Requirement - Leave the pictures out and copy exactly the lines from the line containing "Write the matplotlib code for this chart." to the line containing "import numpy as np", both lines included.
---+---
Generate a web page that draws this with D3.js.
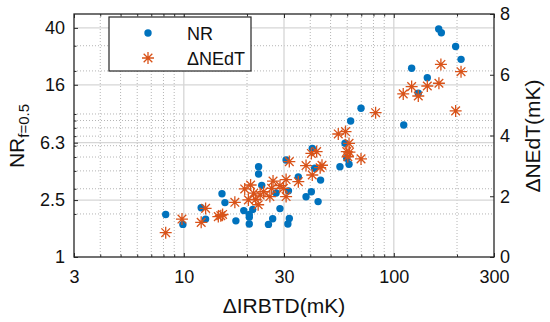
<!DOCTYPE html>
<html><head><meta charset="utf-8">
<script src="https://cdn.jsdelivr.net/npm/d3@7"></script>
<style>body{margin:0;background:#fff}svg{display:block;font-family:"Liberation Sans",Arial,sans-serif}</style>
</head><body>
<svg id="c" width="550" height="322"></svg>
<script>
// data
const xTickVals=[3,10,30,100,300];
const yLeftTickVals=[1,2.5,6.3,16,40];
const yRightTickVals=[0,2,4,6,8];
const nrX=[8.2,9.9,12.1,12.7,15.2,15.7,17.7,19.3,20.5,20.5,20.5,21.3,22.7,22.7,23.5,25.3,26.5,27.5,28.7,30.7,31.3,31.8,31.5,35.1,38.2,40.5,40.9,42.0,43.6,44.8,55.4,58.6,59.7,61.2,62.3,69.8,111.5,121.6,130.8,144.4,163.6,168.4,197,209];
const nrY=[1.98,1.69,2.21,1.84,2.77,2.40,1.79,2.11,1.98,1.90,1.70,2.15,4.28,3.80,3.17,1.69,1.85,2.8,2.18,4.77,1.70,1.86,2.9,3.63,2.64,2.86,5.75,4.17,2.44,3.45,4.28,6.24,4.90,4.45,8.93,10.96,8.38,20.9,13.96,17.9,39.3,37.0,29.6,24.1];
const neX=[8.2,9.8,12.1,12.7,14.6,15.3,15.0,17.5,19.5,20.3,20.8,21.5,22.0,22.6,23.1,24.0,25.7,26.2,26.6,28.7,29.8,30.7,30.7,31.8,35.1,38.2,40.5,40.9,42.9,44.6,45.5,54.4,58.9,61.2,59.7,60.4,61.5,69.8,81.9,110.9,121.6,130.8,144.4,164,167.6,197,209];
const neY=[0.80,1.25,1.14,1.60,1.33,1.40,1.36,1.80,2.24,1.88,2.37,2.10,1.90,1.72,2.04,2.15,1.99,2.26,2.50,2.35,2.26,1.99,2.55,3.14,2.48,3.01,3.41,2.70,3.47,2.94,3.02,4.05,4.13,3.74,3.47,3.30,3.45,3.23,4.75,5.37,5.61,5.30,5.63,5.72,6.34,4.81,6.10];

const L=74,T=14,W=420,H=243;
const svg=d3.select("#c");
const g=svg.append("g").attr("transform",`translate(${L},${T})`);
const x=d3.scaleLog().domain([3,300]).range([0,W]);
const yl=d3.scaleLog().domain([1,50]).range([H,0]);
const yr=d3.scaleLinear().domain([0,8]).range([H,0]);
const blue="#0072BD", orange="#D95319", axc="#262626";

const xMinor=x.ticks().filter(v=>!xTickVals.includes(v));
const yMinor=yl.ticks().filter(v=>!yLeftTickVals.includes(v) && v<50);

// minor grid
g.append("g").selectAll("line").data(xMinor).join("line")
 .attr("x1",d=>x(d)).attr("x2",d=>x(d)).attr("y1",0).attr("y2",H)
 .attr("stroke","#b5b5b5").attr("stroke-width",1).attr("stroke-dasharray","1,2");
g.append("g").selectAll("line").data(yMinor).join("line")
 .attr("y1",d=>yl(d)).attr("y2",d=>yl(d)).attr("x1",0).attr("x2",W)
 .attr("stroke","#b5b5b5").attr("stroke-width",1).attr("stroke-dasharray","1,2");
// major grid
g.append("g").selectAll("line").data(xTickVals.slice(1,-1)).join("line")
 .attr("x1",d=>x(d)).attr("x2",d=>x(d)).attr("y1",0).attr("y2",H)
 .attr("stroke","#d6d6d6").attr("stroke-width",1.3);
g.append("g").selectAll("line").data(yLeftTickVals.slice(1)).join("line")
 .attr("y1",d=>yl(d)).attr("y2",d=>yl(d)).attr("x1",0).attr("x2",W)
 .attr("stroke","#d6d6d6").attr("stroke-width",1.3);

// axes
const fs="18px";
g.append("g").attr("transform",`translate(0,${H})`)
 .call(d3.axisBottom(x).tickValues(xTickVals).tickFormat(d3.format("d")).tickSizeInner(-4).tickSizeOuter(0).tickPadding(13));
g.append("g").call(d3.axisTop(x).tickValues(xTickVals).tickFormat("").tickSizeInner(-4).tickSizeOuter(0));
g.append("g").call(d3.axisLeft(yl).tickValues(yLeftTickVals).tickFormat(d=>String(d)).tickSizeInner(-4).tickSizeOuter(0).tickPadding(9));
g.append("g").attr("transform",`translate(${W},0)`)
 .call(d3.axisRight(yr).tickValues(yRightTickVals).tickSizeInner(-4).tickSizeOuter(0).tickPadding(6));
// minor ticks
g.append("g").attr("transform",`translate(0,${H})`).call(d3.axisBottom(x).tickValues(xMinor).tickFormat("").tickSizeInner(-2.5).tickSizeOuter(0));
g.append("g").call(d3.axisTop(x).tickValues(xMinor).tickFormat("").tickSizeInner(-2.5).tickSizeOuter(0));
g.append("g").call(d3.axisLeft(yl).tickValues(yMinor).tickFormat("").tickSizeInner(-2.5).tickSizeOuter(0));
g.selectAll(".domain").remove();
g.selectAll(".tick line").attr("stroke",axc);
g.selectAll(".tick text").attr("fill","#111").style("font-size",fs).style("font-family","'Liberation Sans',Arial,sans-serif");
// frame
g.append("rect").attr("x",0).attr("y",0).attr("width",W).attr("height",H).attr("fill","none").attr("stroke",axc).attr("stroke-width",1.3);

// data marks
const plot=g.append("g");
plot.selectAll("circle").data(d3.range(nrX.length)).join("circle")
 .attr("cx",i=>x(nrX[i])).attr("cy",i=>yl(nrY[i])).attr("r",3.7).attr("fill",blue);
function star(sel,s){
  const a=s, b=s*0.72;
  sel.append("path").attr("d",`M${-a},0L${a},0M0,${-a}L0,${a}M${-b},${-b}L${b},${b}M${-b},${b}L${b},${-b}`)
   .attr("stroke",orange).attr("stroke-width",1.3).attr("fill","none");
}
plot.selectAll("g.st").data(d3.range(neX.length)).join("g").attr("class","st")
 .attr("transform",i=>`translate(${x(neX[i])},${yr(neY[i])})`).each(function(){star(d3.select(this),6);});

// axis titles
svg.append("text").attr("x",L+W/2).attr("y",313).attr("text-anchor","middle").style("font-size","21px").attr("fill","#111").text("ΔIRBTD(mK)");
svg.append("text").attr("transform","translate(540,136) rotate(-90)").attr("text-anchor","middle").style("font-size","21px").attr("fill","#111").text("ΔNEdT(mK)");
const lt=svg.append("text").attr("transform","translate(23.5,136) rotate(-90)").attr("text-anchor","middle").attr("fill","#111");
lt.append("tspan").style("font-size","21px").text("NR");
lt.append("tspan").style("font-size","15px").attr("dy",5).text("f=0.5");

// legend
const lg=svg.append("g");
lg.append("rect").attr("x",109).attr("y",17).attr("width",142).attr("height",54).attr("fill","#fff").attr("stroke",axc).attr("stroke-width",1.2);
lg.append("circle").attr("cx",148).attr("cy",33).attr("r",3.7).attr("fill",blue);
const ls=lg.append("g").attr("transform","translate(148,58)"); star(ls,6);
lg.append("text").attr("x",187).attr("y",40).style("font-size","18px").attr("fill","#111").text("NR");
lg.append("text").attr("x",187).attr("y",64.5).style("font-size","18px").attr("fill","#111").text("ΔNEdT");
</script>
</body></html>
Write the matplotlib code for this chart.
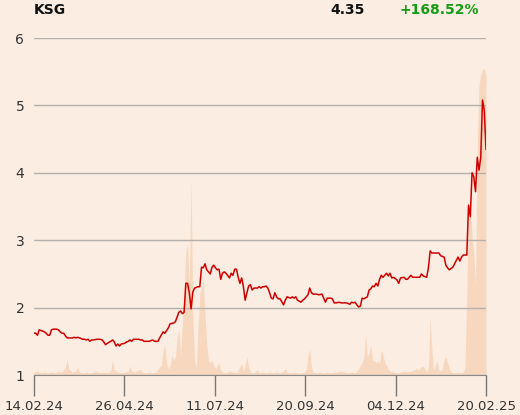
import matplotlib
matplotlib.use("Agg")
import matplotlib.pyplot as plt
import numpy as np

# ---- data ----
price_days = [0,1,2,3,5,6,7,8,9,10,11,13,14,15,16,17,18,19,21,22,23,24,25,26,28,29,30,31,32,33,34,36,37,38,39,40,41,42,44,45,46,47,48,49,50,52,53,54,55,56,57,58,60,61,62,63,64,65,66,68,69,71,72,74,75,77,78,80,81,82,83,84,85,86,87,88,89,90,91,92,94,95,96,97,98,99,100,101,102,103,104,105,106,107,108,109,110,112,113,114,115,116,117,118,119,120,121,122,123,124,125,126,128,129,130,131,132,133,134,135,136,137,138,139,140,141,143,144,145,147,148,149,150,151,153,154,155,157,158,159,160,162,163,165,166,167,168,170,171,172,173,175,176,178,179,181,182,183,184,185,186,187,188,189,191,192,193,194,195,196,197,198,199,200,202,203,204,205,206,208,209,210,212,213,214,216,217,219,221,222,223,225,226,227,228,230,232,233,235,236,237,238,240,241,243,244,245,246,248,249,250,251,252,253,254,255,256,257,258,259]
price = [1.62,1.62,1.59,1.67,1.65,1.64,1.62,1.59,1.59,1.67,1.68,1.68,1.67,1.64,1.62,1.62,1.58,1.55,1.55,1.55,1.56,1.55,1.56,1.55,1.53,1.53,1.52,1.53,1.50,1.52,1.52,1.53,1.53,1.53,1.52,1.49,1.45,1.47,1.50,1.52,1.49,1.43,1.46,1.43,1.46,1.47,1.49,1.50,1.52,1.50,1.53,1.53,1.53,1.52,1.52,1.50,1.50,1.50,1.50,1.52,1.50,1.50,1.55,1.64,1.62,1.70,1.76,1.77,1.79,1.86,1.93,1.95,1.91,1.93,2.36,2.36,2.22,1.98,2.23,2.29,2.31,2.31,2.60,2.59,2.65,2.56,2.53,2.50,2.60,2.63,2.59,2.56,2.57,2.42,2.51,2.53,2.51,2.44,2.51,2.48,2.57,2.57,2.45,2.36,2.44,2.31,2.11,2.22,2.32,2.34,2.26,2.29,2.29,2.31,2.29,2.31,2.31,2.32,2.29,2.22,2.14,2.13,2.22,2.16,2.13,2.13,2.04,2.11,2.16,2.14,2.16,2.14,2.16,2.11,2.08,2.11,2.13,2.19,2.29,2.22,2.20,2.20,2.19,2.20,2.14,2.08,2.14,2.14,2.13,2.07,2.07,2.08,2.07,2.07,2.07,2.05,2.08,2.07,2.08,2.04,2.01,2.02,2.14,2.13,2.16,2.26,2.28,2.32,2.31,2.36,2.32,2.42,2.48,2.45,2.51,2.47,2.51,2.44,2.45,2.41,2.36,2.44,2.45,2.42,2.42,2.48,2.45,2.45,2.45,2.50,2.47,2.45,2.59,2.84,2.81,2.81,2.81,2.77,2.75,2.63,2.59,2.56,2.60,2.65,2.75,2.69,2.75,2.78,2.78,3.52,3.35,4.00,3.94,3.72,4.23,4.04,4.23,5.08,4.93,4.35]

vol_days = [0,2,4,6,8,10,12,14,16,18,19,20,22,24,25,26,28,30,32,34,36,38,40,42,44,45,46,48,50,52,54,55,56,58,60,61,62,64,66,68,70,72,73,74,75,76,77,78,79,80,81,82,83,84,85,86,87,88,89,90,91,92,93,94,95,96,97,98,99,100,101,102,103,104,105,106,107,108,110,112,114,116,118,119,120,121,122,123,124,126,128,129,131,133,135,137,139,141,143,144,145,147,149,151,153,155,156,157,158,159,160,162,164,166,168,170,172,174,176,178,180,182,184,186,187,188,189,190,191,192,193,194,195,196,197,198,199,200,201,202,203,204,206,208,210,212,214,216,218,219,220,222,223,224,225,226,227,228,229,230,231,232,233,234,235,236,237,238,239,241,243,244,246,247,248,249,250,251,252,253,254,255,256,257,258,259]
volume = [3,4,2,3,2,3,2,4,3,8,16,6,3,4,8,3,2,3,2,3,4,2,3,2,4,15,5,3,2,3,4,9,4,3,5,6,3,2,3,2,3,8,10,25,30,12,6,10,20,15,18,38,45,20,50,80,125,130,90,196,60,15,8,50,80,88,95,60,30,15,12,15,10,6,10,12,5,3,2,4,3,2,8,12,4,10,18,8,3,2,5,2,3,2,3,2,3,2,4,7,3,2,3,2,2,3,6,20,26,8,3,2,3,2,3,2,3,3,4,3,2,3,2,6,10,12,18,40,18,22,30,14,15,12,14,12,25,20,12,10,6,4,3,2,3,4,3,4,5,7,5,8,9,6,3,8,57,25,5,10,14,5,4,6,15,18,12,6,3,2,3,2,3,8,85,165,175,140,120,90,230,290,300,305,307,300]

tick_labels = ["14.02.24", "26.04.24", "11.07.24", "20.09.24", "04.12.24", "20.02.25"]
y_ticks = [1, 2, 3, 4, 5, 6]
title = "KSG"
last_price = "4.35"
change = "+168.52%"

# ---- style ----
bg = "#FBEDE1"
fig = plt.figure(figsize=(5.2, 4.15), dpi=100, facecolor=bg)
ax = fig.add_axes([34/520, 40/415, 452/520, 337/415])
axv = ax.twinx()
ax.set_zorder(axv.get_zorder() + 1)
ax.patch.set_visible(False)
axv.set_facecolor(bg)

axv.fill_between(vol_days, volume, 0, color="#F7D6BC", lw=0, alpha=0.9)
axv.set_ylim(0, 337)
axv.set_yticks([])
for s in axv.spines.values():
    s.set_visible(False)

ax.plot(price_days, price, color="#D10000", lw=1.1, zorder=3)

n = price_days[-1]
ax.set_xlim(0, n)
ax.set_ylim(1, 6)
ax.set_yticks(y_ticks)
ax.set_yticklabels([str(v) for v in y_ticks])
ax.set_xticks(np.linspace(0, n, len(tick_labels)))
ax.set_xticklabels(tick_labels)
ax.grid(axis="y", color="#B5B0AB", lw=1)
ax.set_axisbelow(True)
for k in ["left", "right", "top"]:
    ax.spines[k].set_visible(False)
ax.spines["bottom"].set_color("#888888")
ax.tick_params(axis="x", length=15, width=1, color="#777777", labelsize=9.5, labelcolor="#333333", pad=3)
ax.tick_params(axis="y", length=0, labelsize=10, labelcolor="#333333", pad=7)

fig.text(34/520, 1 - 10/415, title, fontsize=10, fontweight="bold", va="center", ha="left", color="#111111")
fig.text(365/520, 1 - 10/415, last_price, fontsize=10, fontweight="bold", va="center", ha="right", color="#111111")
fig.text(479/520, 1 - 10/415, change, fontsize=10, fontweight="bold", va="center", ha="right", color="#149C14")

fig.savefig("out.png", dpi=100, facecolor=bg)
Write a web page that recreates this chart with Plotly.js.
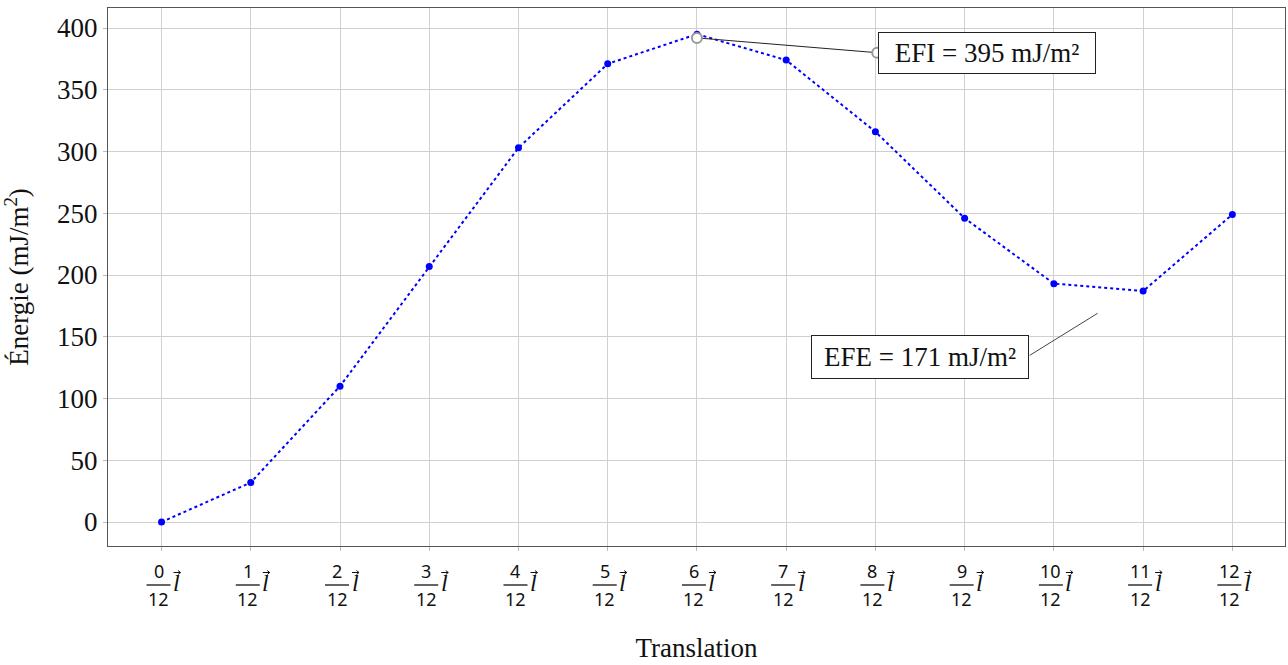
<!DOCTYPE html>
<html><head><meta charset="utf-8">
<script src="https://cdn.plot.ly/plotly-3.0.1.min.js"></script>
<style>html,body{margin:0;padding:0;background:#fff}</style>
</head><body>
<div id="chart" style="width:1288px;height:665px"></div>
<script>
const steps = [0,1,2,3,4,5,6,7,8,9,10,11,12];
const numerators = ["0","1","2","3","4","5","6","7","8","9","10","11","12"];
const denominator = "12";
const energy = [0, 32, 110, 207, 303, 371, 395, 374, 316, 246, 193, 187, 249];
const efiValue = 395;
const efeValue = 171;

const serif = "Liberation Serif, Times New Roman, serif";
const annotations = [];
const shapes = [];

steps.forEach((s, i) => {
  annotations.push({x: s, xref: 'x', y: 0, yref: 'paper', text: numerators[i], showarrow: false,
    xshift: -3, yshift: -25, yanchor: 'middle', borderpad: 0, font: {family: 'Noto Sans', size: 18, color: '#111'}});
  annotations.push({x: s, xref: 'x', y: 0, yref: 'paper', text: denominator, showarrow: false,
    xshift: -3, yshift: -53, yanchor: 'middle', borderpad: 0, font: {family: 'Noto Sans', size: 18, color: '#111'}});
  annotations.push({x: s, xref: 'x', y: 0, yref: 'paper', text: '<i>l</i>', showarrow: false,
    xshift: 15, yshift: -37, yanchor: 'middle', borderpad: 0, font: {family: serif, size: 24, color: '#111'}});
  // vector arrow above the l
  shapes.push({type: 'path', xref: 'x', yref: 'paper', xsizemode: 'pixel', ysizemode: 'pixel',
    xanchor: s, yanchor: 0, path: 'M 12,-26.5 L 19,-26.5 M 16.5,-24.5 L 19,-26.5 L 16.5,-28.5',
    line: {color: '#111', width: 1}});
  shapes.push({type: 'line', xref: 'x', yref: 'paper', xsizemode: 'pixel', ysizemode: 'pixel',
    xanchor: s, yanchor: 0, x0: -15, x1: 9, y0: -39, y1: -39, line: {color: '#111', width: 1.3}});
});

const peakIdx = energy.indexOf(Math.max(...energy));
// leader lines
shapes.push({type: 'line', xref: 'x', yref: 'y', x0: steps[peakIdx], y0: 392, x1: 8.02, y1: 380,
  line: {color: '#222', width: 1}});
shapes.push({type: 'line', xref: 'x', yref: 'y', x0: 10.49, y0: 169, x1: 9.73, y1: 135,
  line: {color: '#444', width: 1}});

annotations.push({x: 9.25, y: 380, xref: 'x', yref: 'y', text: 'EFI = ' + efiValue + ' mJ/m²',
  showarrow: false, width: 212, height: 36, bordercolor: '#222', borderwidth: 1, borderpad: 2,
  bgcolor: '#fff', font: {family: serif, size: 27, color: '#111'}});
annotations.push({x: 8.5, y: 134, xref: 'x', yref: 'y', text: 'EFE = ' + efeValue + ' mJ/m²',
  showarrow: false, width: 212, height: 38, bordercolor: '#222', borderwidth: 1, borderpad: 2,
  bgcolor: '#fff', font: {family: serif, size: 27, color: '#111'}});

shapes.push({type: 'circle', xref: 'x', yref: 'y', xsizemode: 'pixel', ysizemode: 'pixel',
  xanchor: steps[peakIdx], yanchor: 392, x0: -5, x1: 5, y0: -5, y1: 5,
  line: {color: '#999', width: 2}, fillcolor: '#fff'});
shapes.push({type: 'circle', xref: 'x', yref: 'y', xsizemode: 'pixel', ysizemode: 'pixel',
  xanchor: 8.02, yanchor: 380, x0: -5, x1: 5, y0: -5, y1: 5,
  line: {color: '#999', width: 2}, fillcolor: '#fff'});

const trace = {x: steps, y: energy, type: 'scatter', mode: 'lines+markers',
  line: {color: '#0000ff', width: 2, dash: 'dot'},
  marker: {color: '#0000ff', size: 7}, showlegend: false, hoverinfo: 'none'};

const layout = {
  width: 1288, height: 665,
  margin: {l: 108, r: 3, t: 8, b: 119},
  paper_bgcolor: '#fff', plot_bgcolor: '#fff',
  font: {family: serif, color: '#111'},
  xaxis: {range: [-0.6, 12.59], tickvals: steps, showticklabels: false,
    ticks: 'outside', ticklen: 4, tickcolor: '#bbb',
    showgrid: true, gridcolor: '#d0d0d0', gridwidth: 1, zeroline: false,
    showline: true, mirror: true, linecolor: '#555', linewidth: 1,
    title: {text: 'Translation', font: {family: serif, size: 27, color: '#111'}, standoff: 88}},
  yaxis: {range: [-19.4, 416.2], tickvals: [0,50,100,150,200,250,300,350,400],
    ticks: 'outside', ticklen: 4, tickcolor: '#bbb',
    tickfont: {family: serif, size: 27, color: '#111'},
    showgrid: true, gridcolor: '#d0d0d0', gridwidth: 1, zeroline: false,
    showline: true, mirror: true, linecolor: '#555', linewidth: 1,
    title: {text: 'Énergie (mJ/m<sup>2</sup>)', font: {family: serif, size: 27, color: '#111'}, standoff: 22}},
  annotations: annotations,
  shapes: shapes
};

Plotly.newPlot('chart', [trace], layout, {staticPlot: true, displayModeBar: false});
</script>
</body></html>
---+---
Right answer -
Write the matplotlib code for this chart.
import matplotlib
matplotlib.use("Agg")
import matplotlib.pyplot as plt
import numpy as np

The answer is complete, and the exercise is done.